Recently I spent 4 days in a hotel in the mountains. It was a proper winter getaway, to the best you can imagine – wooden cozy rooms, fireplace, warm beverage, clear mountain air. And snow. Snow in the mountains is one of the reasons why I go to the mountains in the first place. I am well prepared for what it brings. Unlike the hotel staff, who, after it had snowed for 2 days, didn’t bother to clean the car park, leaving a dozen of cars completely stranded, surrounded by 1 meter of snow.

When I politely asked at the hotel reception for help in getting the car out, nobody came. When I politely asked the second time, nobody came either. Third time, after I had spent 45 minutes shovelling the snow, I wasn’t asking anymore – I was yelling furiously, ordering them to clean the parking lot so I could get the car out.

The hotel clerk – dressed in a black uniform with a name tag on his chest – replied that his job description was not to shovel snow. Three hotel clerks were standing by the side of the parking lot, unwilling to do anything. After some fighting and getting other hotel guests to help me, I returned safely to civilisation.

I started to think more about this sense of entitlement. What makes a hotel clerk think he is above grabbing the shovel and cleaning the parking lot? What made ME think it was ok to yell at the hotel staff?

I don’t think I was right, but I also don’t think I was wrong.

A few years back, my then-colleagues and I stayed in a hotel in Florida. One night, the power went out in an entire block, which affected our hotel as well. The hotel had an emergency power generator, but that did not include the rooms. You had the choice: spend some time in a dark room, sit in a hotel bar, or leave the hotel and do something else. Not the end of the world in my book, but the reception was crowded with people yelling at the hotel staff how they should do something about this, which reminded me of all the people shouting at the airline representatives when a flight is cancelled due to strong wind.

I don’t want to be one of those people, who feel entitled to yell, just because I paid for a service.
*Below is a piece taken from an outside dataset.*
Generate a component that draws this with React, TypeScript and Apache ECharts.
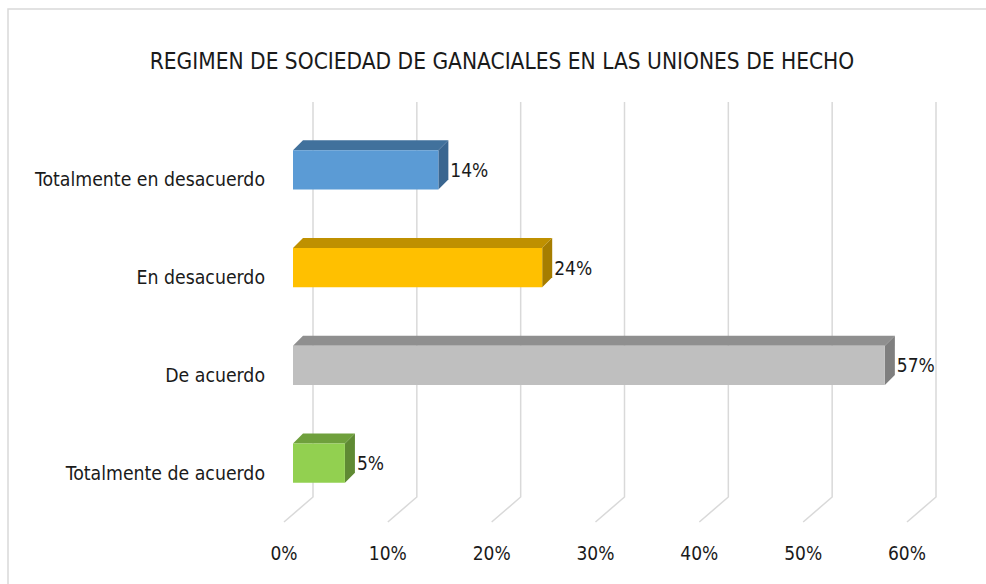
import React, { useEffect, useRef } from "react";
import * as echarts from "echarts";

const categories = [
  "Totalmente en desacuerdo",
  "En desacuerdo",
  "De acuerdo",
  "Totalmente de acuerdo",
];
const values = [14, 24, 57, 5];
const frontColors = ["#5B9BD5", "#FFC000", "#BFBFBF", "#92D050"];
const topColors = ["#41719C", "#BF9000", "#8F8F8F", "#6FA03C"];
const sideColors = ["#3A6690", "#A67D00", "#7F7F7F", "#5F8A33"];
const xTicks = [0, 10, 20, 30, 40, 50, 60];
const title = "REGIMEN DE SOCIEDAD DE GANACIALES EN LAS UNIONES DE HECHO";

const FONT = "'Liberation Sans Narrow', 'DejaVu Sans Condensed', sans-serif";

export default function App() {
  const ref = useRef<HTMLDivElement>(null);
  useEffect(() => {
    document.body.style.margin = "0";
    if (!ref.current) return;
    const chart = echarts.init(ref.current, null, { renderer: "svg" });
    const option: any = {
      animation: false,
      backgroundColor: "#ffffff",
      textStyle: { fontFamily: FONT },
      title: {
        text: title,
        left: 497,
        top: 44,
        textAlign: "center",
        textStyle: { fontFamily: FONT, fontSize: 22.5, fontWeight: "normal", color: "#1a1a1a" },
      },
      graphic: [
        {
          type: "rect",
          shape: { x: 8, y: 9, width: 1000, height: 600 },
          style: { fill: "none", stroke: "#D9D9D9", lineWidth: 1.5 },
          silent: true,
        },
      ],
      grid: { left: 284, right: 79, top: 131, bottom: 62 },
      xAxis: {
        type: "value",
        min: 0,
        max: 60,
        interval: 10,
        axisLine: { show: false },
        axisTick: { show: false },
        splitLine: { show: false },
        axisLabel: {
          formatter: "{value}%",
          margin: 21,
          fontSize: 19,
          color: "#1a1a1a",
          fontFamily: FONT,
        },
      },
      yAxis: {
        type: "category",
        data: categories,
        inverse: true,
        axisLine: { show: false },
        axisTick: { show: false },
        splitLine: { show: false },
        axisLabel: { margin: 19, fontSize: 19.3, color: "#1a1a1a", fontFamily: FONT },
      },
      series: [
        {
          type: "custom",
          z: 1,
          silent: true,
          data: xTicks.map((v) => [v, 0]),
          encode: { x: 0, y: 1 },
          renderItem: (params: any, api: any) => {
            const cs = params.coordSys;
            const x = api.coord([api.value(0), 0])[0];
            const bottom = cs.y + cs.height;
            return {
              type: "polyline",
              shape: {
                points: [
                  [x + 29, cs.y - 29],
                  [x + 29, bottom - 25],
                  [x, bottom],
                ],
              },
              style: { stroke: "#D9D9D9", lineWidth: 1.5, fill: "none" },
            };
          },
        },
        {
          type: "custom",
          z: 2,
          data: values.map((v, i) => [v, i]),
          encode: { x: 0, y: 1 },
          renderItem: (params: any, api: any) => {
            const v = api.value(0);
            const i = api.value(1);
            const s = api.coord([0, i]);
            const e = api.coord([v, i]);
            const band = api.size([0, 1])[1];
            const h = band * 0.4;
            const x0 = s[0] + 9;
            const x1 = e[0] + 9;
            const yc = s[1] - 10;
            const y0 = yc - h / 2;
            const y1 = yc + h / 2;
            const d = 10;
            const idx = params.dataIndex;
            return {
              type: "group",
              children: [
                {
                  type: "polygon",
                  shape: { points: [[x0, y0], [x1, y0], [x1 + d, y0 - d], [x0 + d, y0 - d]] },
                  style: { fill: topColors[idx] },
                },
                {
                  type: "polygon",
                  shape: { points: [[x1, y0], [x1 + d, y0 - d], [x1 + d, y1 - d], [x1, y1]] },
                  style: { fill: sideColors[idx] },
                },
                {
                  type: "rect",
                  shape: { x: x0, y: y0, width: x1 - x0, height: h },
                  style: { fill: frontColors[idx] },
                },
                {
                  type: "text",
                  style: {
                    text: v + "%",
                    x: x1 + 12,
                    y: yc,
                    verticalAlign: "middle",
                    fontSize: 19,
                    fontFamily: FONT,
                    fill: "#1a1a1a",
                  },
                },
              ],
            };
          },
        },
      ],
    };
    chart.setOption(option);
    return () => chart.dispose();
  }, []);
  return <div ref={ref} style={{ width: 986, height: 584 }} />;
}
I don’t mind spending the night in the dark, fly out on the next day or spend one hour shovelling the snow. I am no better than people who shovel snow for a living, or work the power lines or work at the hotel.

The thing that bothered me was not that I paid for the hotel and expected to use the hotel premises, parking included, nor that I expected the parking lot to be cleaned and it wasn’t. What bothered me was that there was no decency in helping me get the car out. When I was shovelling, the hotel staff was watching and wouldn’t help because that was beneath them. They were rude and unwilling to help or at least apologize.

Their sense of self-entitlement made them not only a bad employee, but a bad person as well.

And that sucks a lot more than having to shovel some snow from a parking lot.